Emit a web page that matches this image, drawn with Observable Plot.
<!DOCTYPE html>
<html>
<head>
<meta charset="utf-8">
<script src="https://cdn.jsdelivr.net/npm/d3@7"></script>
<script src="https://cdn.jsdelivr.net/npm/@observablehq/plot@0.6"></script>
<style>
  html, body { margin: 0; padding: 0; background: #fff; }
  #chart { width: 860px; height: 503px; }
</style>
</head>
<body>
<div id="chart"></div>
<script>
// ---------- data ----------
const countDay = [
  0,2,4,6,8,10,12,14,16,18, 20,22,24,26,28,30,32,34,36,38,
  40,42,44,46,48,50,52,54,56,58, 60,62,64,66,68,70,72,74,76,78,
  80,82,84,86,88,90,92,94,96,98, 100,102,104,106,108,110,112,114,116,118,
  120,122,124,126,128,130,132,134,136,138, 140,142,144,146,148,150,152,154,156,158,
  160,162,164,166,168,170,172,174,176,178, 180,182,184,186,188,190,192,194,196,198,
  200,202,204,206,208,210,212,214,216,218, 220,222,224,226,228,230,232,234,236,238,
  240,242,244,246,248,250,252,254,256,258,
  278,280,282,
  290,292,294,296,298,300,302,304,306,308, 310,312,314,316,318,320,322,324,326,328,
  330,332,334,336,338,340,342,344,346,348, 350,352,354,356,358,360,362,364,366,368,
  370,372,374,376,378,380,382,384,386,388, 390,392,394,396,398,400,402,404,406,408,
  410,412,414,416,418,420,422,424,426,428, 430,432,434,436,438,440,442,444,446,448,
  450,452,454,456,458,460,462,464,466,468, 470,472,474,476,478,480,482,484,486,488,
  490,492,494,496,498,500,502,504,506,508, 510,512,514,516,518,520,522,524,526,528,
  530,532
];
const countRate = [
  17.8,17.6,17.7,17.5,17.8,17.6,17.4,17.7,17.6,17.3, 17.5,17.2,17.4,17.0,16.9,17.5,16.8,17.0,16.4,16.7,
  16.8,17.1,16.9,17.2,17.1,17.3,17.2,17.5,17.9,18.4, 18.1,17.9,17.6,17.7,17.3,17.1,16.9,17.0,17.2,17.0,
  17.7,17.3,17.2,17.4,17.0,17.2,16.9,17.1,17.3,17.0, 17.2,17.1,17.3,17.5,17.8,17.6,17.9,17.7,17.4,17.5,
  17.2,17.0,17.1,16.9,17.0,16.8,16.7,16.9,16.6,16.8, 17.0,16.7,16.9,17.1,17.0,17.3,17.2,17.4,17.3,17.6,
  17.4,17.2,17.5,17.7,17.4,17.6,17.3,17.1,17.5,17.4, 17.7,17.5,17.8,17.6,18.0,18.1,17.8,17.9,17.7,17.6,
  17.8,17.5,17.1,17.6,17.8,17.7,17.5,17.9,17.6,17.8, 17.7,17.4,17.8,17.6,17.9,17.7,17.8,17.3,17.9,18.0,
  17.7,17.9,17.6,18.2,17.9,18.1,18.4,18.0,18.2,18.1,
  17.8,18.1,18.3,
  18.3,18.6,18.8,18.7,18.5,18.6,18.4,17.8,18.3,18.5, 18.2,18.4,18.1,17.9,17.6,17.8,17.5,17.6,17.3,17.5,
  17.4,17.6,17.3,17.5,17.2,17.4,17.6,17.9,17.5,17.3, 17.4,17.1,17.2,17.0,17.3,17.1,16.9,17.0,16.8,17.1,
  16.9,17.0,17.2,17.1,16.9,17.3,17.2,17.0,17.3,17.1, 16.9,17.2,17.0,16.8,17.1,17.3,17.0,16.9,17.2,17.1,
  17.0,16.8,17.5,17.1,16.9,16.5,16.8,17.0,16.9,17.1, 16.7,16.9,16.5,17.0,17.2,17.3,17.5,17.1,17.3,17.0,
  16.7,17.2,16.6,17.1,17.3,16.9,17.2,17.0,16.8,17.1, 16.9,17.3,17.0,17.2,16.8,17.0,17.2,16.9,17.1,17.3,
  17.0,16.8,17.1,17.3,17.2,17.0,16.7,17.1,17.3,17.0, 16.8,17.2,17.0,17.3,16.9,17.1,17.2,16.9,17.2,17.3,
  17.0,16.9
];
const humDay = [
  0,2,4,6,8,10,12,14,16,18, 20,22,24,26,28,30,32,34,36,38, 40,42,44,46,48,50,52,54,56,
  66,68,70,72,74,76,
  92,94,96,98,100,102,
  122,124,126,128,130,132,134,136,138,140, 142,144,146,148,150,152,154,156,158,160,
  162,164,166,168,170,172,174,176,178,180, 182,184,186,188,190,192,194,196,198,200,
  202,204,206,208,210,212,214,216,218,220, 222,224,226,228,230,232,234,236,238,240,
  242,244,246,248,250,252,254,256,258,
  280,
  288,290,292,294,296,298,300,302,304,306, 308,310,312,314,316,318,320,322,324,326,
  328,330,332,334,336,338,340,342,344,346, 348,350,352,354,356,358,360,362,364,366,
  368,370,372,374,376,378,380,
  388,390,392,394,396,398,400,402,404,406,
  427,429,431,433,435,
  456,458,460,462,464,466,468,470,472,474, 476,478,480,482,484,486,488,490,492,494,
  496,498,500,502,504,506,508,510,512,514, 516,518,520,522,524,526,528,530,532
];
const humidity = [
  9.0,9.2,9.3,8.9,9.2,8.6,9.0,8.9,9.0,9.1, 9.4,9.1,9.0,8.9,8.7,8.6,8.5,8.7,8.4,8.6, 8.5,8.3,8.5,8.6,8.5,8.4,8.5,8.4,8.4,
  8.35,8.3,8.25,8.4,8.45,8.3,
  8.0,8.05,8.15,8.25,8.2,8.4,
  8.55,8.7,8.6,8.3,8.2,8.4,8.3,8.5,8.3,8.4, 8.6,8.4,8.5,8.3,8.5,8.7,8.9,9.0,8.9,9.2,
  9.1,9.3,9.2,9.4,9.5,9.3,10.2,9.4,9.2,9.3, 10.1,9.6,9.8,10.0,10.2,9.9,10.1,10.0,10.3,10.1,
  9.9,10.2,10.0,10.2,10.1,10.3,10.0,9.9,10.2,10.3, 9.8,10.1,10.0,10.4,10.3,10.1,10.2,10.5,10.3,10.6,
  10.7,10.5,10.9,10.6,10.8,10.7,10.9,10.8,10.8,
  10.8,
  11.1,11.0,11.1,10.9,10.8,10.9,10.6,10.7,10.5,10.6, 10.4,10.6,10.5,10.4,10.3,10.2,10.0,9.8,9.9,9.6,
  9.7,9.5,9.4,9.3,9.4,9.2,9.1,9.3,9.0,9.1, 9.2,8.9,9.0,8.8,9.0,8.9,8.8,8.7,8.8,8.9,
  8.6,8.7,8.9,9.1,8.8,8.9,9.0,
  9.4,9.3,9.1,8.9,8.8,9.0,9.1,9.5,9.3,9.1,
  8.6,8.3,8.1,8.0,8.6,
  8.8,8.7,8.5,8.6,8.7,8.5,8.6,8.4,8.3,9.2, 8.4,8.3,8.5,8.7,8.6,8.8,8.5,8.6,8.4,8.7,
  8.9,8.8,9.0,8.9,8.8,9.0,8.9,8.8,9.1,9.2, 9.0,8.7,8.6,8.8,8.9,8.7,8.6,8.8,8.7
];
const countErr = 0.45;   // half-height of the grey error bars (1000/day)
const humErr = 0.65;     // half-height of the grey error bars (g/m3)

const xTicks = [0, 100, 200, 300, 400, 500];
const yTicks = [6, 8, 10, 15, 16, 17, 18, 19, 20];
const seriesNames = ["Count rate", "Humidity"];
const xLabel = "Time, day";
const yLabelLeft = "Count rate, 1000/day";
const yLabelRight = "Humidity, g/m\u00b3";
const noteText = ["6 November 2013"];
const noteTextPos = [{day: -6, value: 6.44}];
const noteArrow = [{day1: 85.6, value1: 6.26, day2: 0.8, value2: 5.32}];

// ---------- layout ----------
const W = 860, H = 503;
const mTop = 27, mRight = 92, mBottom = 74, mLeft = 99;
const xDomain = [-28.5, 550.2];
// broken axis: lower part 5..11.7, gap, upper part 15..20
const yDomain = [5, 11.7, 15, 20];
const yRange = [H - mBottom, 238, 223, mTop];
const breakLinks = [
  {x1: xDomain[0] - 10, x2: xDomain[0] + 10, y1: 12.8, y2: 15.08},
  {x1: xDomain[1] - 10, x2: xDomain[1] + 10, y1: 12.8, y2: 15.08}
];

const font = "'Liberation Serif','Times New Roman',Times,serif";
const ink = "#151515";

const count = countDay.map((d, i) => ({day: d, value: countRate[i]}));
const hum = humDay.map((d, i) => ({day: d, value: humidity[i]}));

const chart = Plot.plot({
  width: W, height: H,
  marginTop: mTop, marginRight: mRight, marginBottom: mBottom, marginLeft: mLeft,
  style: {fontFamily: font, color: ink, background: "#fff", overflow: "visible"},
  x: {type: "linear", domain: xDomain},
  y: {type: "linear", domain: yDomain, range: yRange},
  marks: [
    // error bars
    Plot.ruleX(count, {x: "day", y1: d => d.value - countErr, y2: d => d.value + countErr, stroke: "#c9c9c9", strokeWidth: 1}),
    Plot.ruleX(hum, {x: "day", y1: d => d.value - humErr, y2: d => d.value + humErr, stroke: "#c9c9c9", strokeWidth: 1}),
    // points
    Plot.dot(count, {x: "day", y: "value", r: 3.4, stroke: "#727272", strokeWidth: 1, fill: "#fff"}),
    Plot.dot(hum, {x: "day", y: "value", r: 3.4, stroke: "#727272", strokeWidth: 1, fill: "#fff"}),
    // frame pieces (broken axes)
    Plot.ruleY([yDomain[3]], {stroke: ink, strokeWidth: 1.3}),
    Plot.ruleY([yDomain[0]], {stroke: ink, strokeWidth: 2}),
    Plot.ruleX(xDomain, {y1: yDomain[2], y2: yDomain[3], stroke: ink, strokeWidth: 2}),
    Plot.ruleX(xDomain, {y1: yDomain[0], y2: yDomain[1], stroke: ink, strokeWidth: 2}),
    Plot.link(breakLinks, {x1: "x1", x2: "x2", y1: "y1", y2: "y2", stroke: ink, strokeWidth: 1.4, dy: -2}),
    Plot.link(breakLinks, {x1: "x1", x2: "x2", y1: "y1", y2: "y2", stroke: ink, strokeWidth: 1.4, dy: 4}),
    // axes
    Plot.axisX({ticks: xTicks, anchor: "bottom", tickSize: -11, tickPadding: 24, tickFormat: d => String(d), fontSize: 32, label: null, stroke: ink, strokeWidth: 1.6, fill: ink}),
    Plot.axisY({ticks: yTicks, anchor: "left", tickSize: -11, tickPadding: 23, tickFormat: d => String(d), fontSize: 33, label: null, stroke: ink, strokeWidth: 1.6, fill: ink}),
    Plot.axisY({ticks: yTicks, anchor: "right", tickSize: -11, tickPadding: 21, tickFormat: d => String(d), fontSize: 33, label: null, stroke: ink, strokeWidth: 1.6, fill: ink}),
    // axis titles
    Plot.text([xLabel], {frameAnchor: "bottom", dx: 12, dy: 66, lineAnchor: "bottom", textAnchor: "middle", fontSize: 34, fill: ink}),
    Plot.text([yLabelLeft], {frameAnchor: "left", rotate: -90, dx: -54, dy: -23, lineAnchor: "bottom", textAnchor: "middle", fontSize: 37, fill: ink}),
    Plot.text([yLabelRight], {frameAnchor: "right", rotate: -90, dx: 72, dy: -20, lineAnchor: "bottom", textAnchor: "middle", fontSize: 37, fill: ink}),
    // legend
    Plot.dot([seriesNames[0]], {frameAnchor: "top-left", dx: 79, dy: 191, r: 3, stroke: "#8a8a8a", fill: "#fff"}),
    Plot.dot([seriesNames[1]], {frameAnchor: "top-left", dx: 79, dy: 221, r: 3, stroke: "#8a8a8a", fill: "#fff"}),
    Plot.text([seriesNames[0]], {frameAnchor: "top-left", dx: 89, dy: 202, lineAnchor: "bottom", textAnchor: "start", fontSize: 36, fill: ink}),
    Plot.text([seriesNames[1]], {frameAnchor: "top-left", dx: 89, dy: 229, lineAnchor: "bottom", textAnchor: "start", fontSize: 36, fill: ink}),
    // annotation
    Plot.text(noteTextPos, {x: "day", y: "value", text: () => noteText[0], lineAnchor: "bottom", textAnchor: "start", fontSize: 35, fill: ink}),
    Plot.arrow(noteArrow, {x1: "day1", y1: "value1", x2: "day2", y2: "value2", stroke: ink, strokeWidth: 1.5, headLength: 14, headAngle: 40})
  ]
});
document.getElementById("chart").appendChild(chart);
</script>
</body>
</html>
────────────────────────────────────────
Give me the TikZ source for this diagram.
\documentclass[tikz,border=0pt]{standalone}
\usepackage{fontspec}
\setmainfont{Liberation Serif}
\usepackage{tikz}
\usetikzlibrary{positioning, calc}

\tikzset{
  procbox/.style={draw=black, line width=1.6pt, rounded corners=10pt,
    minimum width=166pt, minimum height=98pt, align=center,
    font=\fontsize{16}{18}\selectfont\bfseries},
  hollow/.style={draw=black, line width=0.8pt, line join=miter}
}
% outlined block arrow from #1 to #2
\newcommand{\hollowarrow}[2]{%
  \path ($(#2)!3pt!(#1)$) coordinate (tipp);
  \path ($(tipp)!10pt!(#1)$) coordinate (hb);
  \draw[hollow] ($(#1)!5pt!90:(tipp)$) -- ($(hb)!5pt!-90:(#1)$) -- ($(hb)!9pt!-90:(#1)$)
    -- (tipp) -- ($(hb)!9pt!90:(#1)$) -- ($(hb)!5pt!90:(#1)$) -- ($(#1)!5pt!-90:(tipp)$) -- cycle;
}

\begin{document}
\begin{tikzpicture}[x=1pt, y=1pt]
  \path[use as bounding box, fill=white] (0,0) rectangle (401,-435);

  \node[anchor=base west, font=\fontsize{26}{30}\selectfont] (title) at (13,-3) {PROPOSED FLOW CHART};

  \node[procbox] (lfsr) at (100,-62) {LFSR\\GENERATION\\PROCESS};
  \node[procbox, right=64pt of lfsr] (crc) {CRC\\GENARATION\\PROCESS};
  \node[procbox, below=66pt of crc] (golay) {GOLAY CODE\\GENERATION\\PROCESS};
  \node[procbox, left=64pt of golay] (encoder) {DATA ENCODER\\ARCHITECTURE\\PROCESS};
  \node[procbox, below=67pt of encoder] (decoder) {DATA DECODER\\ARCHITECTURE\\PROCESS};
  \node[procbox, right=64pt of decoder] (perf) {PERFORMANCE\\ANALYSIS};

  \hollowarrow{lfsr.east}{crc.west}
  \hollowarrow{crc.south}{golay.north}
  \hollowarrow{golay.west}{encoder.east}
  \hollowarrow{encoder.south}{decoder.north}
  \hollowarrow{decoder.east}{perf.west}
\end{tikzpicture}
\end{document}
────────────────────────────────────────
- _Your goal_: Out of the data above, set down the lines from the one with "Give me the TikZ source for this diagram." to the one with "(0,0) rectangle (401,-435);", both included, exactly as written and with no additions.

- _Task answer_:
Give me the TikZ source for this diagram.
\documentclass[tikz,border=0pt]{standalone}
\usepackage{fontspec}
\setmainfont{Liberation Serif}
\usepackage{tikz}
\usetikzlibrary{positioning, calc}

\tikzset{
  procbox/.style={draw=black, line width=1.6pt, rounded corners=10pt,
    minimum width=166pt, minimum height=98pt, align=center,
    font=\fontsize{16}{18}\selectfont\bfseries},
  hollow/.style={draw=black, line width=0.8pt, line join=miter}
}
% outlined block arrow from #1 to #2
\newcommand{\hollowarrow}[2]{%
  \path ($(#2)!3pt!(#1)$) coordinate (tipp);
  \path ($(tipp)!10pt!(#1)$) coordinate (hb);
  \draw[hollow] ($(#1)!5pt!90:(tipp)$) -- ($(hb)!5pt!-90:(#1)$) -- ($(hb)!9pt!-90:(#1)$)
    -- (tipp) -- ($(hb)!9pt!90:(#1)$) -- ($(hb)!5pt!90:(#1)$) -- ($(#1)!5pt!-90:(tipp)$) -- cycle;
}

\begin{document}
\begin{tikzpicture}[x=1pt, y=1pt]
  \path[use as bounding box, fill=white] (0,0) rectangle (401,-435);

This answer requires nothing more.